Oui, mais honnêtement, cette différence répétée urbi et orbi tient souvent à des détails sans réelle importance. Nicolas Sarkozy avait choisi de supprimer la traditionnelle interview du 14 juillet : François Hollande la rétablit. Nicolas Sarkozy donnait ses autres entretiens à la télévision depuis l’Élysée : François Hollande, pour ne pas donner le sentiment de convoquer les journalistes à l'Élysée, les invite... à l'Hôtel de la Marine, place de la Concorde. Qu'on m'explique en quoi cet autre palais de la République est plus modeste que l'Élysée !

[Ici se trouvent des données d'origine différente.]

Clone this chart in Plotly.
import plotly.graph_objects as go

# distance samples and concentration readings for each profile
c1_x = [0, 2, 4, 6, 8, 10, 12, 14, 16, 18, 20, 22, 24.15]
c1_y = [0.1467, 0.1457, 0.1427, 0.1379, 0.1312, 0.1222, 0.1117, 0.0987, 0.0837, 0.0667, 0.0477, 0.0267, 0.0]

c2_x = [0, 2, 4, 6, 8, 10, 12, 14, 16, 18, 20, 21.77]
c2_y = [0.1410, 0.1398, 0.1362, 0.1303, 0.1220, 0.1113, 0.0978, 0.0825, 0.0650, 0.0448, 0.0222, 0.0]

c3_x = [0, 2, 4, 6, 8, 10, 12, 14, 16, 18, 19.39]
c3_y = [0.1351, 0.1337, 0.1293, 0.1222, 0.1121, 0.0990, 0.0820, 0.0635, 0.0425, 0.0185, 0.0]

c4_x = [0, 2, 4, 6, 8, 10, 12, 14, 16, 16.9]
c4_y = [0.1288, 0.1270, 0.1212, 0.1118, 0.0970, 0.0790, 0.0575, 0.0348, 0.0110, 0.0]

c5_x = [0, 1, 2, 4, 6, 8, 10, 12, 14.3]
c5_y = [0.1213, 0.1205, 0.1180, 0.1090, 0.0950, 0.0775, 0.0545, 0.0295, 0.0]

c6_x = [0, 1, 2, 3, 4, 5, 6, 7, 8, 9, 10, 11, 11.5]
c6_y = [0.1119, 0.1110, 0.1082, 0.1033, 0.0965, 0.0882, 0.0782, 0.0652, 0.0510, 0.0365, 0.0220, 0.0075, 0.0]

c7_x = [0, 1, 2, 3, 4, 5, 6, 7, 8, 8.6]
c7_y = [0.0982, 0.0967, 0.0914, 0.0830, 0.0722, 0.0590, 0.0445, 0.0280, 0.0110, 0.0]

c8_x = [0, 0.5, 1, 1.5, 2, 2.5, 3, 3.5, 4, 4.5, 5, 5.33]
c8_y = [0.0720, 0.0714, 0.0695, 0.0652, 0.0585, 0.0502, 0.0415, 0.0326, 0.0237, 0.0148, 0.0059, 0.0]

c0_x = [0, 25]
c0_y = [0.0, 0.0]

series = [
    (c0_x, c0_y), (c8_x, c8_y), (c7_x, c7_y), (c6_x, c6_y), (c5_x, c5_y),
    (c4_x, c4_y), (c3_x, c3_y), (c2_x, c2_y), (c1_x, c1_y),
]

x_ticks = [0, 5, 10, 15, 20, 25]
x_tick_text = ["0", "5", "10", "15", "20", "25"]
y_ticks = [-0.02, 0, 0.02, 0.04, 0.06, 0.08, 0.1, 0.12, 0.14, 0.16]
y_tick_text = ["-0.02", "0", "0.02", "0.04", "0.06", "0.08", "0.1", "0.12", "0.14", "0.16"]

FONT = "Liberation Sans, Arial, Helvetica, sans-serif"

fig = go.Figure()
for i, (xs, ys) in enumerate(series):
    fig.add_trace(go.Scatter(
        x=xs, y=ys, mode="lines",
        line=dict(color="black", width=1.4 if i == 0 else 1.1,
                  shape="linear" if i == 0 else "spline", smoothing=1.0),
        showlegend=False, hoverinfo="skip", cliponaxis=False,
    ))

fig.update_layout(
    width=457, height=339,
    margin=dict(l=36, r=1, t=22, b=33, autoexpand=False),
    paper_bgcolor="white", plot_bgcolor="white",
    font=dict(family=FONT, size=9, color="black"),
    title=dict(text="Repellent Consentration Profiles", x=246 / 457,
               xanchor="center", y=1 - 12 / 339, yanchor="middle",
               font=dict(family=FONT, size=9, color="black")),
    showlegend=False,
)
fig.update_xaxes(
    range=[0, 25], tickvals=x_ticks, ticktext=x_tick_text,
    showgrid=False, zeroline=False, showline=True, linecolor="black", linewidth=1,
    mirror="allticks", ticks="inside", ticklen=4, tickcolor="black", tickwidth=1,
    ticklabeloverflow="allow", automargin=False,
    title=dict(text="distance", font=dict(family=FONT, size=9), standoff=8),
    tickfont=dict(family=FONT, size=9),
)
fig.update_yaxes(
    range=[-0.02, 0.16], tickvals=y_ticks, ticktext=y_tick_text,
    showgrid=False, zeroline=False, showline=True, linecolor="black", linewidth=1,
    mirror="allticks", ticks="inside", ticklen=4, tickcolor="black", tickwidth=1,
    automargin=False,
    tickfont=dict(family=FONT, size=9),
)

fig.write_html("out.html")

En fait, François Hollande est confronté à deux problèmes majeurs sur la scène politique intérieure. D'abord, la crise ne lui permet pas de dénoncer complètement les orientations prises par Nicolas Sarkozy. C'est un réaliste, et la contrainte européenne est telle qu'il lui faut s'adosser à l'œuvre de Nicolas Sarkozy tout en continuant d'agiter son souvenir comme un repoussoir. Les sondages de la campagne présidentielle montraient en effet que sur le fond, les réformes introduites par Nicolas Sarkozy depuis 2007 étaient approuvées par une majorité de Français, mais que sa façon d'incarner la fonction était rejetée.

Au fond, François Hollande se trouve un peu dans la situation de Tony Blair lorsqu'il est arrivé au pouvoir en 1997, avec l'héritage de Margaret Thatcher  à "gérer", ou dans celle José Luis Zapatero, face à l'héritage d'Aznar,  en Espagne. Tout en affichant des symboles de changement, il assume l'héritage de son prédécesseur dont la politique avait marqué une vraie rupture culturelle et politique. 

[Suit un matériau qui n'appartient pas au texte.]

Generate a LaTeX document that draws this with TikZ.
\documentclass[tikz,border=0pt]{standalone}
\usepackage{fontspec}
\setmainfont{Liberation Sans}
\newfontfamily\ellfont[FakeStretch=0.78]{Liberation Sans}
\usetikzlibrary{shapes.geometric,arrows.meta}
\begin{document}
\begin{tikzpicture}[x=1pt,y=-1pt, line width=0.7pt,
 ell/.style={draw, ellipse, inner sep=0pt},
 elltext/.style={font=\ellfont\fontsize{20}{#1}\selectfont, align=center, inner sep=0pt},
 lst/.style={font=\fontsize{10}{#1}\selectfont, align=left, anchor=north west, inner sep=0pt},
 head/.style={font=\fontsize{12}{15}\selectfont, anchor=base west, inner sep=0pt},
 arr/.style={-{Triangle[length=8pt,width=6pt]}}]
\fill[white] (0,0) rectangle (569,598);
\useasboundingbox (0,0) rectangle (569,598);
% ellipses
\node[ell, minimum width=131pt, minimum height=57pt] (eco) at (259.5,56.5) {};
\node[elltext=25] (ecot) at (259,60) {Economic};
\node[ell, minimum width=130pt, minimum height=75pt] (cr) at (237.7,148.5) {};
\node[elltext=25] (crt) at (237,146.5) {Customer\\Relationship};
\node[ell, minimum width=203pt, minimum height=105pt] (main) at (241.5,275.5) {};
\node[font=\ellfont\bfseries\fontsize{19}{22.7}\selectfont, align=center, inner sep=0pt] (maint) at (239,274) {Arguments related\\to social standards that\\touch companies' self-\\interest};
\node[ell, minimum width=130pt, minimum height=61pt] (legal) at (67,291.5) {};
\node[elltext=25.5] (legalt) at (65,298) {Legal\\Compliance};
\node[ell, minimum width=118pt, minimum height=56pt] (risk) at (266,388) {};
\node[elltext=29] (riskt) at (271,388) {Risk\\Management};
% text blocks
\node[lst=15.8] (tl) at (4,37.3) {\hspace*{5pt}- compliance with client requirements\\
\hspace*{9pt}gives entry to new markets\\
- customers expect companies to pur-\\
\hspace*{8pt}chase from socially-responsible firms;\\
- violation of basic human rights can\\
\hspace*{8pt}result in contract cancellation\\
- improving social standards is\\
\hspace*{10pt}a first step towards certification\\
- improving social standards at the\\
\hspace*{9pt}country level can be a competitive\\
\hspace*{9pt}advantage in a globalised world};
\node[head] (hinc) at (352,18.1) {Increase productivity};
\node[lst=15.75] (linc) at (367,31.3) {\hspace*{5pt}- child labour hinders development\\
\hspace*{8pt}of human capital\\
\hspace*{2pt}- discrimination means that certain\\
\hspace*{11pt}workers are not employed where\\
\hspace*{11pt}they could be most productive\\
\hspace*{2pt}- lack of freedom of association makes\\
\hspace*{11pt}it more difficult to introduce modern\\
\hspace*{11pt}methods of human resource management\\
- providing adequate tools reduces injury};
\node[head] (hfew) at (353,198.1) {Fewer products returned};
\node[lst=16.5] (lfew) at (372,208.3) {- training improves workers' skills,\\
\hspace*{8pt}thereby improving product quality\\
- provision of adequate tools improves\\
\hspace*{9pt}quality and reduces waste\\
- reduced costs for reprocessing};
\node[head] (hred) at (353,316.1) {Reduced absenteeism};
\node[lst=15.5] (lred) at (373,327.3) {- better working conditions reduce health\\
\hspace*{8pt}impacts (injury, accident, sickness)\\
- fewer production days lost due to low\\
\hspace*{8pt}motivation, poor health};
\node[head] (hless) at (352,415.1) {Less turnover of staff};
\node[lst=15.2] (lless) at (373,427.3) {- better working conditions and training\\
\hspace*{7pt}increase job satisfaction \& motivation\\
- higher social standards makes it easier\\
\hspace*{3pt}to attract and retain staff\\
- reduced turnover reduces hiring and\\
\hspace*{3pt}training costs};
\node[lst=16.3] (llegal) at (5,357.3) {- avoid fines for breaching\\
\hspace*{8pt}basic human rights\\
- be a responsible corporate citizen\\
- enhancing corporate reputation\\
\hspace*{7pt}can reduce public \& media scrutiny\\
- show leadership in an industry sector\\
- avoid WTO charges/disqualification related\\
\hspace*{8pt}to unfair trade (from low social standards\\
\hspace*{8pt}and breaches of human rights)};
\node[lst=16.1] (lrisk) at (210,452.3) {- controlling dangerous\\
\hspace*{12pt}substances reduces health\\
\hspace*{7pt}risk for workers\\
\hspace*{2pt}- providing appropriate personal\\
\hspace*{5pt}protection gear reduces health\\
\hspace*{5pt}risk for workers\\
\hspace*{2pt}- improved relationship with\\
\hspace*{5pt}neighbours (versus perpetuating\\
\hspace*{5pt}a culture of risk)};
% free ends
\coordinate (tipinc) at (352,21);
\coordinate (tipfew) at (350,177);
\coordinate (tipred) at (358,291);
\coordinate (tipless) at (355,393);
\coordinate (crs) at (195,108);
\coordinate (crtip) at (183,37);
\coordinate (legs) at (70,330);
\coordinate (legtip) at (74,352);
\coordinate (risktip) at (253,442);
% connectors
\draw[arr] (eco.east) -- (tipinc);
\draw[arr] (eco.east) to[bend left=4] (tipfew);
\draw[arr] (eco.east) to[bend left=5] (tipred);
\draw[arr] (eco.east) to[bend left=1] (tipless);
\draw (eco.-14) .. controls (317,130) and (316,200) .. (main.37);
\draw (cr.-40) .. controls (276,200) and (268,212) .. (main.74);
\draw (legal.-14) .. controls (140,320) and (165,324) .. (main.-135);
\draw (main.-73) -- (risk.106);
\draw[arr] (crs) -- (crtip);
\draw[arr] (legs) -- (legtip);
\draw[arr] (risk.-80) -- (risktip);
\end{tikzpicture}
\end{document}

La deuxième difficulté est que les circonstances de l'élection du 6 mai 2012 contraignent fortement François Hollande. Il a contre lui un bloc très solide et élevé d'opinions négatives -des électeurs de droite pour l'essentiel. Il n'a donc aucun intérêt à chercher à les séduire. Mais dans le même temps, il doit tenir compte du fait que certains des électeurs qui ont voté pour lui approuvaient certains des objectifs de la politique de Nicolas Sarkozy sur le fond. Il doit donc à la fois ne pas décevoir sa famille politique et garder le soutien de ceux qui n'ont voté pour lui que par antisarkozysme, faute de quoi il deviendra très vite impopulaire. C'est un peu la quadrature du cercle et cela demande beaucoup d'habileté.

Au-delà des questions économiques et des questions de style, François Hollande a également adopté des positions différentes notamment sur les questions de société : mariage homosexuel, euthanasie, immigration…

Sur la question particulière de l'euthanasie, François Hollande et Jean-Marc Ayrault sont pour l'instant un peu retrait par rapport à ce qui avait été annoncé durant la campagne présidentielle. 

Sur les autres sujets, la comparaison avec le gouvernement de José Luis Zapatero fonctionne bien à nouveau. Le gouvernement Zapatero n'avait pas induit de révolution économique par rapport à la période de José María Aznar. Pour marquer sa différence, il s'était appuyé sur les questions de société avec la légalisation du mariage homosexuel ou la pénalisation accrue des violences faites aux femmes. C'est une autre des pistes sur lesquelles le gouvernement de Jean-Marc Ayrault va pouvoir affirmer sa différence avec le pouvoir précédent, qui s'était montre assez timide sur les questions de société.

Sur le plan européen, Francois Hollande a également défendu l’idée de croissance alors que Nicolas Sarkozy était prêt à signer le pacte budgétaire sans contreparties... 

Le plan de soutien à la croissance, adopté lors du dernier sommet européen et présenté comme une victoire de François Hollande, avait, presque mot pour mot, été préconisé par la Commission européenne dès mars 2012. Personne n'est hostile à la croissance. Au plus fort de la crise en 2009, la France a conjugué politique de rigueur relative et mesures de relance économique. N'oublions pas les mesures de relance de la consommation, notamment automobile, prises sous Nicokas Sarkozy... On était loin de la rigueur à tout prix.

Dans son discours, François Hollande met certes davantage l'accent sur la croissance que Nicolas Sarkozy. Mais sur le plan de l'action, la différence est moins importante qu'il n'y paraît.

François Hollande a, malgré tout, cédé sur la question centrale des euro-obligations. Sur le plan économique, les dirigeants semblent tous condamnés à faire la même politique : soumis, comme les Premiers ministres grecs et espagnols, à des entités extérieures : (l’Union Européenne, les agences de notation ou les marchés financiers). Cette situation n’est-elle pas la porte ouverte à tous les extrêmes ?

François Hollande a remporté l'élection présidentielle car il donnait le sentiment qu'il avait plus de marge de manoeuvre face à la contrainte budgétaire que Nicolas Sarkozy, notamment parce qu'il a mis l'accent sur la croissance. L'horizon des objectifs économiques à atteindre est très contraint pour les gouvernement des pays endettés. Dans ce contexte, c'est la responsabilité des dirigeants politiques de trouver malgré tout des marges de manœuvre, peut-être pas en matière économique, mais aussi dans d'autres domaines...

C'est la question qui s'était déjà posée en Grèce, au moment oùGeorge Papandréou avait envisagé d'organiser un référendum. Un réflexe qui avait été condamné presque unanimement par tous les dirigeants européens, mais qui était pourtant assez sain.